For a proper dinner, there are dozens of air-conditioned Indian restaurants around the market. My favourite, however, is The Banana Leaf Apolo (thebananaleafapolo.com), where delicious curries like lamb marsala, sour assam prawns and their signature fish head curry are still served on a traditional banana leaf plate — though these days, most diners use a fork and spoon rather than their hand. Over in Kampong Glam, along Haji Lane and Arab Street, there are shisha bars, Egyptian and Moroccan halal diners, and a little-known foodie spot called Sabar Menanti. Diners can expect Nasi Padang, a fabulous Indonesian dish that – in this case – includes beef rending, jackfruit curry and sambal spinach.
Singapore’s Business District is unsurprisingly crammed with towering skyscrapers, housing office spaces and big international hotels.
But my final stop-off is very much the exception, as the ultra-modern Klapsons offers travellers the choice of a mere 17 rooms and an al fresco, rooftop bar. Walking into the futuristic lobby takes my breath away, with the reception housed in a metallic bubble straight out of a sci-fi film, while guests chill out on Italian sofas and armchairs. The rooms are big, all differently designed and each boasts a unique bathroom, including one with a Ferrari-red glass shower. My favourite has an outdoor rainshower on the room’s balcony.

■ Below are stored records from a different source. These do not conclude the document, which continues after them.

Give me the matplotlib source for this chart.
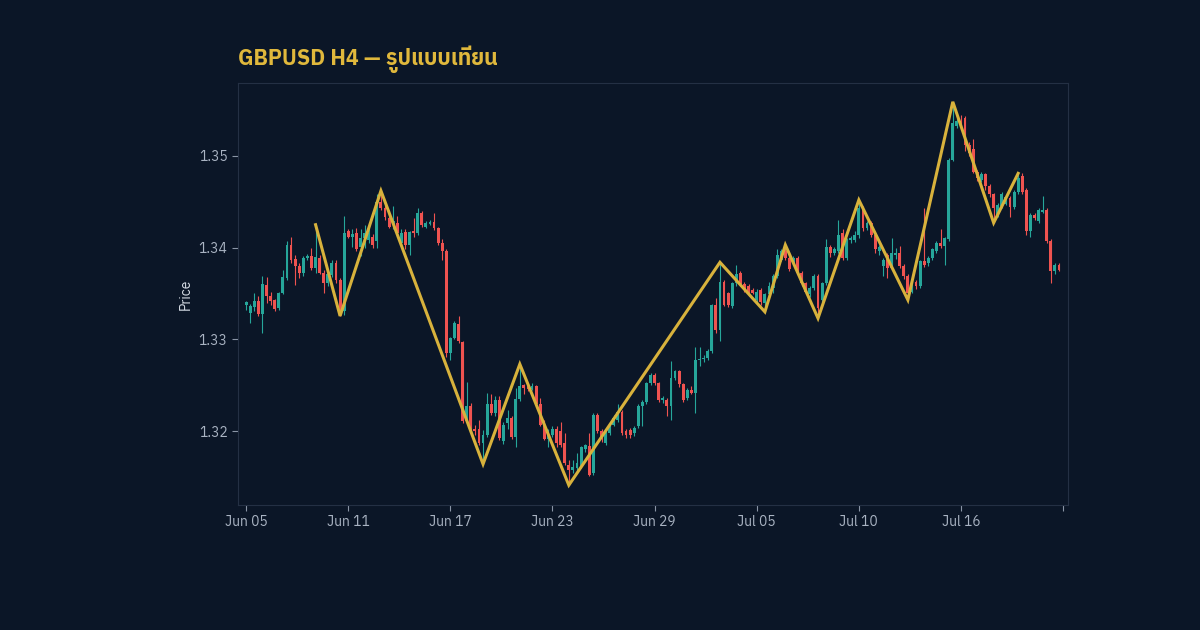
import numpy as np
import matplotlib
matplotlib.use("Agg")
import matplotlib.pyplot as plt
from matplotlib import font_manager

# GBPUSD H4 candles (index = candle number)
opens = [1.3337, 1.3329, 1.3335, 1.3342, 1.3328, 1.3359, 1.3347, 1.3343, 1.3334, 1.3351,
         1.3367, 1.3403, 1.3388, 1.3380, 1.3372, 1.3389, 1.3391, 1.3378, 1.3389, 1.3372,
         1.3361, 1.3370, 1.3383, 1.3365, 1.3331, 1.3418, 1.3412, 1.3416, 1.3401, 1.3410,
         1.3408, 1.3412, 1.3407, 1.3450, 1.3443, 1.3432, 1.3425, 1.3427, 1.3405, 1.3417,
         1.3403, 1.3418, 1.3416, 1.3438, 1.3423, 1.3426, 1.3428, 1.3421, 1.3405, 1.3396,
         1.3285, 1.3301, 1.3317, 1.3297, 1.3211, 1.3227, 1.3202, 1.3202, 1.3187, 1.3196,
         1.3230, 1.3220, 1.3234, 1.3189, 1.3209, 1.3214, 1.3194, 1.3235, 1.3250, 1.3249,
         1.3246, 1.3249, 1.3229, 1.3207, 1.3191, 1.3196, 1.3202, 1.3200, 1.3187, 1.3163,
         1.3158, 1.3160, 1.3162, 1.3180, 1.3184, 1.3154, 1.3218, 1.3200, 1.3187, 1.3198,
         1.3207, 1.3212, 1.3221, 1.3200, 1.3201, 1.3198, 1.3205, 1.3227, 1.3232, 1.3252,
         1.3261, 1.3252, 1.3234, 1.3234, 1.3227, 1.3258, 1.3265, 1.3251, 1.3236, 1.3245,
         1.3242, 1.3277, 1.3279, 1.3280, 1.3287, 1.3337, 1.3310, 1.3363, 1.3350, 1.3336,
         1.3361, 1.3372, 1.3360, 1.3358, 1.3354, 1.3343, 1.3354, 1.3340, 1.3349, 1.3356,
         1.3369, 1.3387, 1.3396, 1.3389, 1.3383, 1.3389, 1.3372, 1.3361, 1.3349, 1.3356,
         1.3369, 1.3343, 1.3361, 1.3401, 1.3394, 1.3396, 1.3416, 1.3389, 1.3408, 1.3408,
         1.3414, 1.3441, 1.3421, 1.3427, 1.3414, 1.3396, 1.3380, 1.3392, 1.3378, 1.3392,
         1.3394, 1.3380, 1.3369, 1.3352, 1.3363, 1.3358, 1.3385, 1.3383, 1.3389, 1.3396,
         1.3405, 1.3402, 1.3409, 1.3496, 1.3533, 1.3538, 1.3541, 1.3512, 1.3507, 1.3483,
         1.3474, 1.3480, 1.3467, 1.3458, 1.3436, 1.3445, 1.3448, 1.3454, 1.3444, 1.3461,
         1.3478, 1.3463, 1.3418, 1.3436, 1.3429, 1.3439, 1.3441, 1.3407, 1.3374, 1.3381]
highs = [1.3342, 1.3339, 1.3351, 1.3347, 1.3369, 1.3368, 1.3352, 1.3344, 1.3352, 1.3376,
         1.3407, 1.3412, 1.3392, 1.3383, 1.3391, 1.3393, 1.3400, 1.3425, 1.3392, 1.3376,
         1.3373, 1.3386, 1.3387, 1.3367, 1.3434, 1.3420, 1.3420, 1.3421, 1.3420, 1.3425,
         1.3427, 1.3415, 1.3458, 1.3462, 1.3450, 1.3441, 1.3445, 1.3434, 1.3420, 1.3420,
         1.3418, 1.3432, 1.3443, 1.3440, 1.3429, 1.3430, 1.3438, 1.3423, 1.3409, 1.3399,
         1.3303, 1.3320, 1.3325, 1.3298, 1.3253, 1.3231, 1.3207, 1.3212, 1.3201, 1.3241,
         1.3240, 1.3238, 1.3238, 1.3210, 1.3223, 1.3216, 1.3247, 1.3273, 1.3251, 1.3250,
         1.3252, 1.3250, 1.3236, 1.3212, 1.3202, 1.3205, 1.3205, 1.3210, 1.3198, 1.3169,
         1.3169, 1.3176, 1.3184, 1.3186, 1.3198, 1.3220, 1.3220, 1.3202, 1.3200, 1.3209,
         1.3217, 1.3229, 1.3223, 1.3202, 1.3203, 1.3205, 1.3229, 1.3234, 1.3254, 1.3263,
         1.3263, 1.3254, 1.3238, 1.3236, 1.3276, 1.3267, 1.3267, 1.3252, 1.3247, 1.3249,
         1.3292, 1.3292, 1.3283, 1.3290, 1.3339, 1.3345, 1.3384, 1.3365, 1.3352, 1.3363,
         1.3381, 1.3374, 1.3362, 1.3360, 1.3356, 1.3355, 1.3356, 1.3351, 1.3362, 1.3371,
         1.3398, 1.3399, 1.3403, 1.3391, 1.3391, 1.3391, 1.3374, 1.3363, 1.3358, 1.3371,
         1.3371, 1.3363, 1.3409, 1.3403, 1.3401, 1.3430, 1.3420, 1.3411, 1.3413, 1.3418,
         1.3452, 1.3445, 1.3429, 1.3429, 1.3416, 1.3403, 1.3389, 1.3394, 1.3410, 1.3400,
         1.3402, 1.3382, 1.3371, 1.3366, 1.3365, 1.3387, 1.3443, 1.3391, 1.3400, 1.3407,
         1.3420, 1.3412, 1.3498, 1.3559, 1.3545, 1.3545, 1.3543, 1.3515, 1.3518, 1.3485,
         1.3483, 1.3481, 1.3469, 1.3460, 1.3449, 1.3461, 1.3457, 1.3456, 1.3463, 1.3481,
         1.3481, 1.3465, 1.3438, 1.3438, 1.3443, 1.3456, 1.3443, 1.3409, 1.3383, 1.3383]
lows = [1.3332, 1.3318, 1.3331, 1.3325, 1.3307, 1.3340, 1.3338, 1.3331, 1.3332, 1.3349,
        1.3365, 1.3383, 1.3359, 1.3367, 1.3369, 1.3387, 1.3376, 1.3372, 1.3371, 1.3351,
        1.3358, 1.3368, 1.3361, 1.33255, 1.3327, 1.3410, 1.3401, 1.3396, 1.3391, 1.3400,
        1.3405, 1.3400, 1.3400, 1.3441, 1.3430, 1.3421, 1.3420, 1.3412, 1.3403, 1.3398,
        1.3392, 1.3412, 1.3414, 1.3423, 1.3421, 1.3425, 1.3419, 1.3403, 1.3387, 1.3281,
        1.3278, 1.3300, 1.3296, 1.3209, 1.3209, 1.3198, 1.3196, 1.3185, 1.3164, 1.3194,
        1.3218, 1.3216, 1.3190, 1.3186, 1.3202, 1.3191, 1.3183, 1.3233, 1.3240, 1.3244,
        1.3245, 1.3227, 1.3205, 1.3190, 1.3183, 1.3194, 1.3183, 1.3183, 1.3163, 1.3141,
        1.3154, 1.3156, 1.3160, 1.3177, 1.3151, 1.3152, 1.3198, 1.3188, 1.3185, 1.3196,
        1.3205, 1.3210, 1.3196, 1.3193, 1.3192, 1.3195, 1.3203, 1.3205, 1.3230, 1.3250,
        1.3250, 1.3232, 1.3231, 1.3216, 1.3212, 1.3256, 1.3248, 1.3232, 1.3234, 1.3240,
        1.3220, 1.3271, 1.3275, 1.3278, 1.3285, 1.3307, 1.3298, 1.3336, 1.3335, 1.3334,
        1.3358, 1.3358, 1.3352, 1.3347, 1.3349, 1.3341, 1.3338, 1.3330, 1.3347, 1.3350,
        1.3367, 1.3385, 1.3387, 1.3375, 1.3381, 1.3370, 1.3358, 1.3349, 1.3346, 1.3354,
        1.3323, 1.3341, 1.3359, 1.3390, 1.3392, 1.3394, 1.3387, 1.3386, 1.3405, 1.3406,
        1.3410, 1.3418, 1.3419, 1.3412, 1.3394, 1.3392, 1.3369, 1.3367, 1.3376, 1.3388,
        1.3378, 1.3366, 1.3343, 1.3350, 1.3355, 1.3356, 1.3379, 1.3380, 1.3387, 1.3394,
        1.3400, 1.3381, 1.3407, 1.3494, 1.3530, 1.3528, 1.3505, 1.3500, 1.3481, 1.3473,
        1.3472, 1.3463, 1.3455, 1.3427, 1.3433, 1.3443, 1.3446, 1.3433, 1.3442, 1.3459,
        1.3459, 1.3414, 1.3412, 1.3430, 1.3427, 1.3438, 1.3405, 1.3361, 1.3371, 1.3374]
closes = [1.3341, 1.3336, 1.3342, 1.3328, 1.3360, 1.3347, 1.3342, 1.3333, 1.3351, 1.3368,
          1.3403, 1.3386, 1.3380, 1.3372, 1.3389, 1.3391, 1.3378, 1.3390, 1.3372, 1.3361,
          1.3371, 1.3383, 1.3365, 1.3331, 1.3416, 1.3412, 1.3415, 1.3398, 1.3410, 1.3416,
          1.3416, 1.3403, 1.3450, 1.3443, 1.3433, 1.3423, 1.3429, 1.3416, 1.3416, 1.3403,
          1.3417, 1.3416, 1.3438, 1.3425, 1.3427, 1.3428, 1.3421, 1.3405, 1.3396, 1.3285,
          1.3301, 1.3318, 1.3298, 1.3211, 1.3227, 1.3202, 1.3200, 1.3187, 1.3196, 1.3230,
          1.3220, 1.3234, 1.3193, 1.3207, 1.3214, 1.3194, 1.3235, 1.3249, 1.3247, 1.3246,
          1.3249, 1.3229, 1.3207, 1.3191, 1.3196, 1.3202, 1.3187, 1.3185, 1.3165, 1.3158,
          1.3161, 1.3165, 1.3183, 1.3185, 1.3152, 1.3218, 1.3200, 1.3191, 1.3198, 1.3207,
          1.3214, 1.3221, 1.3198, 1.3196, 1.3196, 1.3203, 1.3227, 1.3232, 1.3252, 1.3261,
          1.3252, 1.3234, 1.3236, 1.3227, 1.3258, 1.3265, 1.3251, 1.3234, 1.3245, 1.3242,
          1.3278, 1.3279, 1.3280, 1.3287, 1.3337, 1.3310, 1.3363, 1.3338, 1.3338, 1.3361,
          1.3371, 1.3360, 1.3354, 1.3351, 1.3351, 1.3352, 1.3341, 1.3349, 1.3358, 1.3369,
          1.3392, 1.3396, 1.3389, 1.3377, 1.3389, 1.3372, 1.3361, 1.3352, 1.3356, 1.3369,
          1.3334, 1.3361, 1.3401, 1.3394, 1.3398, 1.3414, 1.3389, 1.3409, 1.3410, 1.3414,
          1.3443, 1.3421, 1.3427, 1.3414, 1.3398, 1.3401, 1.3387, 1.3378, 1.3394, 1.3394,
          1.3380, 1.3369, 1.3351, 1.3363, 1.3358, 1.3385, 1.3381, 1.3389, 1.3398, 1.3405,
          1.3402, 1.3410, 1.3496, 1.3536, 1.3538, 1.3533, 1.3512, 1.3503, 1.3483, 1.3476,
          1.3480, 1.3467, 1.3458, 1.3443, 1.3447, 1.3459, 1.3455, 1.3444, 1.3461, 1.3476,
          1.3461, 1.3418, 1.3436, 1.3432, 1.3441, 1.3441, 1.3407, 1.3374, 1.3381, 1.3376]

# zigzag swing points (candle index, price)
zz_idx = [17, 23, 33, 58, 67, 79, 116, 127, 132, 140, 150, 162, 173, 183, 189]
zz_price = [1.3425, 1.33255, 1.3462, 1.3164, 1.3273, 1.3141, 1.3384, 1.3330,
            1.3403, 1.3323, 1.3452, 1.3343, 1.3559, 1.3427, 1.3481]

tick_pos = [0, 25, 50, 75, 100, 125, 150, 175, 200]
tick_labels = ['Jun 05', 'Jun 11', 'Jun 17', 'Jun 23', 'Jun 29', 'Jul 05', 'Jul 10', 'Jul 16', '']

bg = '#0b1627'
up = '#26a69a'
down = '#ef5350'
gold = '#d8b23c'

thai_fonts = [f.name for f in font_manager.fontManager.ttflist if 'Thai' in f.name]
fam = thai_fonts[:1] + ['Noto Sans', 'DejaVu Sans']
plt.rcParams['font.family'] = fam

o = np.array(opens)
h = np.array(highs)
l = np.array(lows)
c = np.array(closes)
x = np.arange(len(o))
cols = np.where(c >= o, up, down)

fig = plt.figure(figsize=(12, 6.3), dpi=100, facecolor=bg)
ax = fig.add_axes([0.1983, 0.1984, 0.6917, 0.67])
ax.set_facecolor(bg)

ax.vlines(x, l, h, colors=cols, linewidth=0.8, zorder=2)
body = np.maximum(np.abs(c - o), 0.00004)
ax.bar(x, body, bottom=np.minimum(o, c), width=0.7, color=cols, linewidth=0, zorder=3)

ax.plot(zz_idx, zz_price, color=gold, linewidth=2.2, solid_joinstyle='miter', zorder=4)

ax.set_xlim(-2, 201.2)
ax.set_ylim(1.31194, 1.35796)
ax.set_xticks(tick_pos)
ax.set_xticklabels(tick_labels)
ax.set_yticks([1.32, 1.33, 1.34, 1.35])
ax.set_yticklabels(['1.32', '1.33', '1.34', '1.35'])
ax.tick_params(colors='#8a95a6', labelcolor='#aab4c3', labelsize=10, length=4, width=0.8)
for s in ax.spines.values():
    s.set_color('#243044')
    s.set_linewidth(0.8)
ax.set_ylabel('Price', color='#d5dbe4', fontsize=10, labelpad=4)

fig.text(0.1983, 0.906, 'GBPUSD H4 — รูปแบบเทียน', color='#e0b83c', fontsize=15.5,
         fontweight='bold', ha='left', va='center')

fig.savefig('out.png', facecolor=bg)
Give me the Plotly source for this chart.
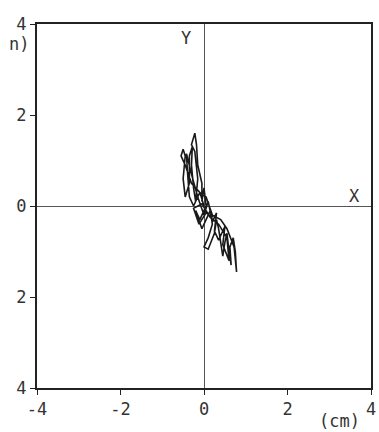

Breakfast at Klapsons is actually a copious brunch, so you can pass on lunch, though there are a number of eateries near the hotel. The neighbourhood is, surprisingly, also lively at night.
Although its cuisine is essentially modern European, the spot not to miss is the funky Bar-Roque, which was opened a year ago by French chef, Stephane Istel. His meals resemble a medieval feast with huge seafood platters, organic chicken, succulent lamb slow-roasted on the rotisserie and the biggest T-bone steaks I have ever seen. A perfectly satisfying end to a Singapore stopover.